I worry that some rationalists, while rejecting wooly dualist ideas about ghosts in the machine, have tacitly accepted the dualists’ baseless assumptions about the gloomy consequences of materialism. There really is no hard pill to swallow.
What are some other examples of perversity? Eliezer has written extensively on another important one, which we might call the disappointment of explicability. “A rainbow is just light refracting.” “The aurora is only a bunch of protons hitting the earth’s magnetic field.” Rationalists are, sadly, not immune to this nasty little meme. It can be easily spotted by tuning your ears to the words “just” and “merely.” By saying, for example, that sexual attraction is “merely” biochemistry, you are telling the truth and deceiving at the same time. You are making a (more or less) correct factual statement, while Trojan-horsing an extraneous value judgment into your listener’s mind as well: “chemicals are unworthy.” On behalf of chemicals everywhere, I say: Screw you! Where would you be without us?
What about the final fate of the universe, to take another example? Many of us probably remember the opening scene of Annie Hall, where little Alfie tells the family doctor he’s become depressed because everything will end in expansion and heat death. “He doesn’t do his homework!” cries his mother. “What’s the point?” asks Alfie.
Although I found that scene hilarious, I have actually heard several smart people po-facedly lament the fact that the universe will end with a whimper. If this seriously bothers you psychologically, then your psychology is severely divorced from the reality that you inhabit. By all means, be depressed about your chronic indigestion or the Liberal Media or teenagers on your lawn, but not about an event that will happen in 1014 years, involving a dramatis personae of burnt-out star remnants. Puh-lease. There is infinitely more tragedy happening every second in a cup of buttermilk.
The art of not being perverse consists in seeing the same reality as others and agreeing about facts, but perceiving more in an aesthetic sense. It is the joy of learning something that’s been known for centuries; it is appreciating the consilience of knowledge without moaning about reductionism; it is accepting nature on her own terms, without fatuous navel-gazing about how unimportant you are on the cosmic scale. If there is a fact question at stake, take no prisoners; but you don’t get extra points for unnecessary angst.
That a "trilobite CEV" would never lead to human values is hardly a criticism of CEV's effectiveness. The world we have now is not "trilobite friendly"; trilobites are extinct!

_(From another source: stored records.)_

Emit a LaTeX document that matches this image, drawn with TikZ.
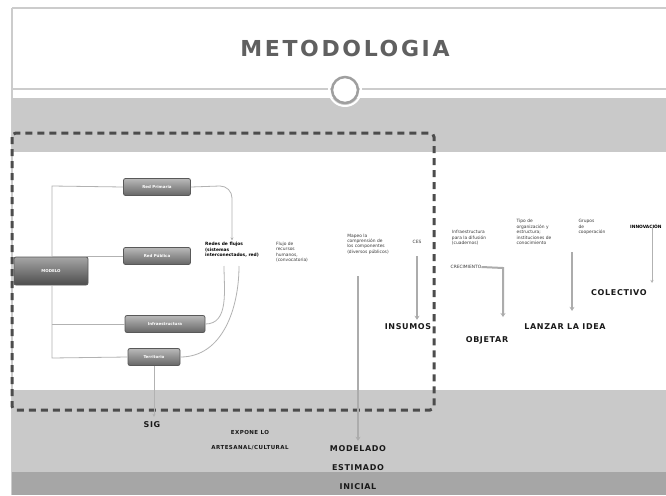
\documentclass[tikz,border=0pt]{standalone}
\usepackage{fontspec}
\setmainfont{DejaVu Sans}
\newfontfamily\titlefont[LetterSpace=12]{DejaVu Sans}
\newfontfamily\capfont[LetterSpace=8]{DejaVu Sans}
\usetikzlibrary{arrows.meta,calc}
\definecolor{bandgray}{HTML}{C9C9C9}
\definecolor{darkband}{HTML}{A6A6A6}
\definecolor{txtgray}{HTML}{3A3A3A}
\tikzset{
  gbox/.style={draw=gray!70!black, line width=0.8pt, rounded corners=2pt, top color=gray!55, bottom color=gray!80!black, text=white, font=\fontsize{4}{5}\selectfont\bfseries, inner sep=0pt, minimum height=17pt},
  small/.style={align=left, font=\fontsize{4.4}{5.4}\selectfont, text=txtgray, inner sep=0pt},
  smallb/.style={align=left, font=\fontsize{4.4}{5.4}\selectfont\bfseries, text=black, inner sep=0pt},
  biglab/.style={font=\capfont\fontsize{8}{9}\selectfont\bfseries, text=black!90, inner sep=1pt},
  conn/.style={draw=gray!60, line width=0.8pt},
  darr/.style={draw=gray!65, line width=2pt, -{Stealth[length=4pt,width=5pt]}},
  farr/.style={draw=gray!60, line width=0.8pt, -{Stealth[length=3pt,width=3pt]}},
  dashbox/.style={draw=black!70, line width=3pt, dash pattern=on 7pt off 5pt, rounded corners=4pt}
}
\begin{document}
\begin{tikzpicture}[x=1pt,y=-1pt]
\useasboundingbox (0,0) rectangle (666,495);
\fill[white] (0,0) rectangle (666,495);
% frame and bands
\draw[gray!40, line width=1.5pt] (12,8) -- (666,8);
\draw[gray!40, line width=1.5pt] (12,8) -- (12,495);
\fill[bandgray] (12,98) rectangle (666,152);
\fill[bandgray] (12,390) rectangle (666,495);
\fill[darkband] (12,472) rectangle (666,495);
\draw[gray!40, line width=1.5pt] (12,89) -- (666,89);
% title
\node[font=\titlefont\fontsize{22}{24}\selectfont\bfseries, text=gray!75!black] (title) at (345,48) {METODOLOGIA};
\node[circle, draw=gray!75, line width=2.5pt, fill=white, minimum size=26pt, inner sep=0pt] (ring) at (345,90) {};
\draw[white, line width=2pt] (ring) circle (16pt);
% dashed frame
\draw[dashbox] (12,133) rectangle (434,410);
% left boxes
\node[gbox, minimum width=74pt, minimum height=28pt, top color=gray!70, bottom color=gray!60!black] (modelo) at (51,271) {MODELO};
\node[gbox, minimum width=67pt] (b1) at (157,187) {Red Primaria};
\node[gbox, minimum width=67pt] (b2) at (157,256) {Red Pública};
\node[gbox, minimum width=80pt] (b3) at (165,324) {Infraestructura};
\node[gbox, minimum width=52pt] (b4) at (154,357) {Territorio};
% tree connectors
\coordinate (vtop) at (52,186);
\coordinate (vbot) at (52,358);
\draw[conn] (modelo.north -| vtop) -- (vtop) -- (b1.west);
\draw[conn] (52,256) -- (b2.west);
\draw[conn] (modelo.south -| vbot) -- (vbot) -- (b4.west);
\draw[conn] (52,324) -- (b3.west);
% middle texts
\node[smallb] (redes) at (232,250) {Redes de flujos\\(sistemas\\interconectados, red)};
\node[small] (flujo) at (292,252) {Flujo de\\recursos\\humanos,\\(convocatoria)};
\node[small] (mapeo) at (368,244) {Mapeo la\\comprensión de\\los componentes\\(diversos públicos)};
\node[small] (ces) at (417,242) {CES};
% curves into redes
\draw[farr] (b1.east) -- (220,186) to[out=0,in=90] (232,198) -- ($(redes.north)+(0,-2)$);
\coordinate (r3) at (224,266);
\coordinate (r4) at (239,266);
\draw[conn] (b3.east) to[out=0,in=-90] (r3);
\draw[conn] (b4.east) to[out=0,in=-90] (r4);
% right texts
\node[small] (infra) at (469,238) {Infraestructura\\para la difusión\\(cuadernos)};
\node[small] (crec) at (466,267) {CRECIMIENTO};
\node[small] (tipo) at (534,232) {Tipo de\\organización y\\estructura;\\instituciones de\\conocimiento};
\node[small] (grupos) at (592,227) {Grupos\\de\\cooperación};
\node[smallb, anchor=west] (innov) at (630,226) {INNOVACIÓN};
% bottom labels
\node[biglab] (insumos) at (408,327) {INSUMOS};
\node[biglab] (objetar) at (487,340) {OBJETAR};
\node[biglab] (lanzar) at (565,327) {LANZAR LA IDEA};
\node[biglab, anchor=west] (colectivo) at (590,293) {COLECTIVO};
\node[biglab] (sig) at (152,425) {SIG};
\node[biglab, align=center, font=\capfont\fontsize{5.5}{15}\selectfont\bfseries] (expone) at (250,440) {EXPONE LO\\ARTESANAL/CULTURAL};
\node[biglab, align=center, font=\capfont\fontsize{8}{19}\selectfont\bfseries] (modelado) at (358,468) {MODELADO\\ESTIMADO\\INICIAL};
% arrows
\coordinate (colin) at (652,283);
\draw[darr] (358,276) -- ($(modelado.north)+(0,-4)$);
\draw[darr] (417,256) -- ($(insumos.north)+(9,-3)$);
\draw[darr] (crec.east) -- (503,268) -- ($(objetar.north)+(16,-18)$);
\draw[darr] (572,252) -- ($(lanzar.north)+(7,-12)$);
\draw[farr, line width=1pt] (innov.south -| colin) -- (colin);
\draw[farr, line width=1pt] (b4.south) -- ($(sig.north)+(2,-4)$);
\end{tikzpicture}
\end{document}
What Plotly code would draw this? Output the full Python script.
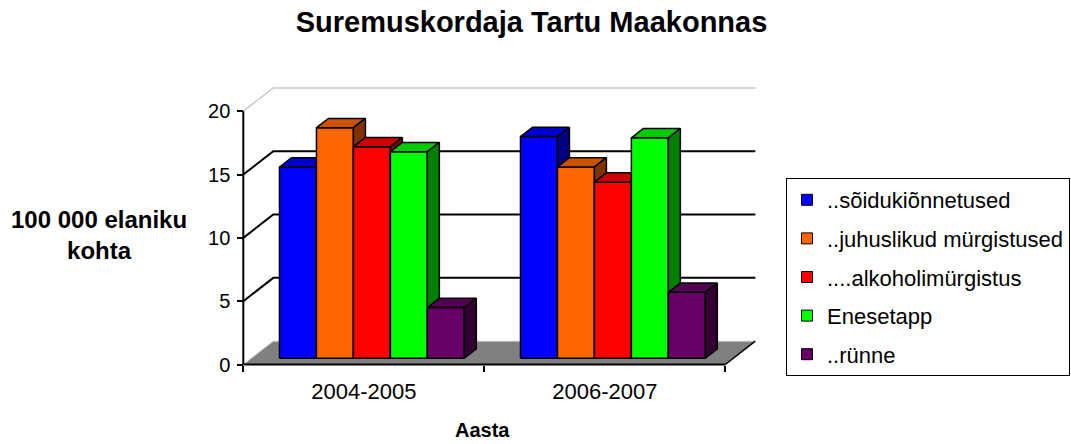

CEV, as I understand it, is very weakly specified. All it says is that a developing seed AI chooses its value system after somehow taking into account what everyone would wish for, if they had a lot more time, knowledge, and cognitive power than they do have. It doesn't necessarily mean, for example, that every human being alive is simulated, given superintelligence, and made to debate the future of the cosmos in a virtual parliament. The combination of better knowledge of reality and better knowledge of how the human mind actually works may make it extremely clear that the essence of human values, extrapolated, is XYZ, without any need for a virtual referendum, or even a single human simulation.
It is a mistake to suppose, for example, that a human-based CEV process will necessarily give rise to a civilizational value system which attaches intrinsic value to such complexities as food, sex, or sleep, and which will therefore be prejudiced against modes of being which involve none of these things. You can have a value system which attributes positive value to human beings getting those things, not because they are regarded as intrinsically good, but because entities getting what they like is regarded as intrinsically good.
If a human being is capable of proposing a value system which makes no explicit mention of human particularities at all (e.g. Ben Goertzel's "growth, choice, and joy"), then so is the CEV process. So if the worry is that the future will be kept unnecessarily anthropomorphic, that is not a valid critique. (It might happen if something goes wrong, but we're talking about the basic idea here, not the ways we might screw it up.)
You could say, even a non-anthropomorphic CEV might keep us away from "the best optimums". But let's consider what that would mean. The proposition would be that even in a civilization making the best, wisest, most informed, most open-minded choices it could make, it still might fall short of the best possible worlds. For that to be true, must it not be the case that those best possible worlds are extremely hard to "find"? And if you propose to find them by just being random, must there not be some risk of instead ending up in very bad futures? This criticism may be comparable to the criticism that rational investment is a bad idea, because you'd make much more money if you won the lottery. If these distant optima are so hard to find, even when you're trying to find good outcomes, I don't see how luck can be relied upon to get you there.
This issue of randomness is not absolute. One might expect a civilization with an agreed-upon value system to nonetheless conduct fundamental experiments from time to time. But if there were experiments whose outcomes might be dangerous as well as rewarding, it would be very foolish to just go ahead and do them because if we get lucky, the consequences would be good. Therefore, I do not think that unconstrained evolution can be favored over the outcomes of non-anthropomorphic CEV.